Отставка господа бога. Зачем России православие? | страница 28
Судя по множеству примет – это «движение» все же началось и Россию ожидают сюрпризы.
Дело даже не в пещерности нашего общественного устройства, не в абсурдной прогрессии госпоборов и количестве иждивенцев, которых каждый россиянин теперь вправе вписывать в свою налоговую декларацию. (В графе «иждивенцы» можно смело и пофамильно указывать весь состав правительства, Госдумы, Совфеда, РПЦ, а также бесконечных астаховых-милоновых.)
И даже не в том, что гротескный босховский наборчик из «лаховых-исаевых-чаплиных и т. д.» уже десантировался с полотен старого голландца, захватил современную реальность и начал ее корежить, переделывая под родную для себя средневековую фантасмагорию. Зашкаливающая карикатурность чиновничества – это лишь первые малые пузырьки, лишь примета шевеления исторических бездн, расступающихся под напором вздымающегося из них монстра революции.
Этот фактор, как я уже сказал, не следует переоценивать. Опасность в другом.
Следует помнить, что наша революция отличается от любой другой своей исключительной легкостью и выгодностью. Есть и еще один неприятный секрет русской смуты. Дело в том, что она в принципе конструктивна.
Последнее время понятия «смута» и «революция» принято употреблять только в негативном смысле. Вряд ли это справедливо, учитывая большой «социально-гигиенический» и тонизирующий потенциал этих явлений. Заклинания о том, что некий «лимит на революции для России уже исчерпан», и вовсе бессмысленны. Они равноценны забавной попытке противопоставить молитвы закону гравитации.
Ведь революция – это острое социальное или идейное воспаление, возникающее естественным и неотвратимым образом. Оно детерминировано, как и все в этом мире. Оно не подчиняется ничему, кроме себя самого и дрожания тех бездн боли, страха, обид, разочарований и злобы, которые его порождают.

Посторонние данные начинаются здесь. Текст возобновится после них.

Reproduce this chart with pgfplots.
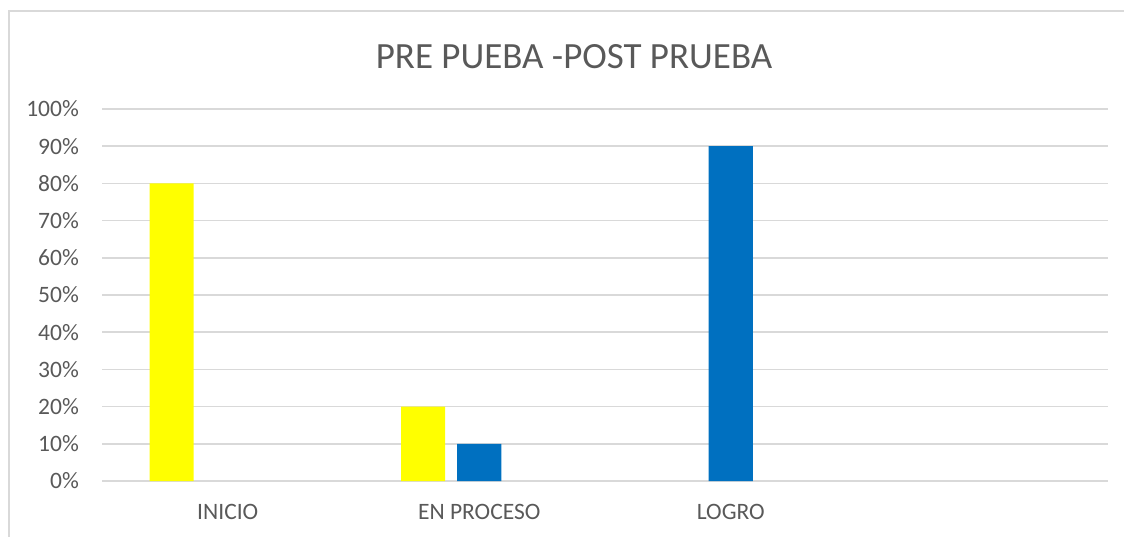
\documentclass[border=0pt]{standalone}
\usepackage{fontspec}
\setmainfont{Carlito}
\usepackage{pgfplots}
\pgfplotsset{compat=1.18}
\definecolor{txt}{HTML}{595959}
\definecolor{gridc}{HTML}{D9D9D9}
\definecolor{yel}{HTML}{FFFF00}
\definecolor{blu}{HTML}{0070C0}
\begin{document}
\begin{tikzpicture}[x=1pt,y=1pt]
\useasboundingbox (0,0) rectangle (1124,-537);
\draw[gridc, line width=1.2pt] (9,-560) -- (9,-11) -- (1140,-11);
\node[txt, font=\fontsize{37}{44}\selectfont, inner sep=0pt] at (574,-57) {PRE PUEBA -POST PRUEBA};
\begin{axis}[at={(102pt,-481pt)}, anchor=south west, scale only axis,
  width=1006pt, height=372pt,
  xmin=-0.5, xmax=3.5, ymin=0, ymax=100,
  axis line style={draw=none}, major tick length=0pt,
  ymajorgrids, grid style={gridc, line width=1.5pt},
  ytick={0,10,...,100},
  /pgf/number format/assume math mode=true,
  yticklabel={\pgfmathprintnumber{\tick}\%},
  xtick={0,1,2}, xticklabels={INICIO, EN PROCESO, LOGRO},
  ticklabel style={txt, font=\fontsize{23.5}{28}\selectfont, inner sep=0pt},
  yticklabel style={anchor=east, xshift=-23pt},
  xticklabel style={anchor=center, yshift=-31pt},
  ybar, bar width=0.175,
  unbounded coords=discard,
  y filter/.expression={y==0 ? nan : y},
  clip=false]
\addplot[fill=yel, draw=none, bar shift=-0.2227] coordinates {(0,80) (1,20) (2,0)};
\addplot[fill=blu, draw=none, bar shift=0] coordinates {(0,0) (1,10) (2,90)};
\end{axis}
\end{tikzpicture}
\end{document}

Забавны предположения, что подобные процессы останавливаются пулеметами. Это не так. Не останавливаются. Николай II (Романов) не зря заслужил звание «Кровавого», в упор расстреляв наивную русскую толпу, но дети, братья и отцы тех, кого он с таким шиком размолотил из трехлинеек и пулеметов в 1905-м, с ним все равно поквитались в 1917-м, попутно испепелив и все вокруг. По общим итогам этого происшествия Николай был номинирован на нимб, а покрошенные его пулеметами тетки и детишки с иконками забыты «яко же не бывшие».
Как показывает опыт, русская революция неприхотлива. Все, что ей нужно для начала, – это парочка зажигательных идей и что-нибудь политически огнеопасное. Например, глобальная общегосударственная ложь, возведенная в догму. Как мы могли наблюдать в 1917-м, наилучшим образом революционное пламя распространяется по имперско-патриотическим конструкциям.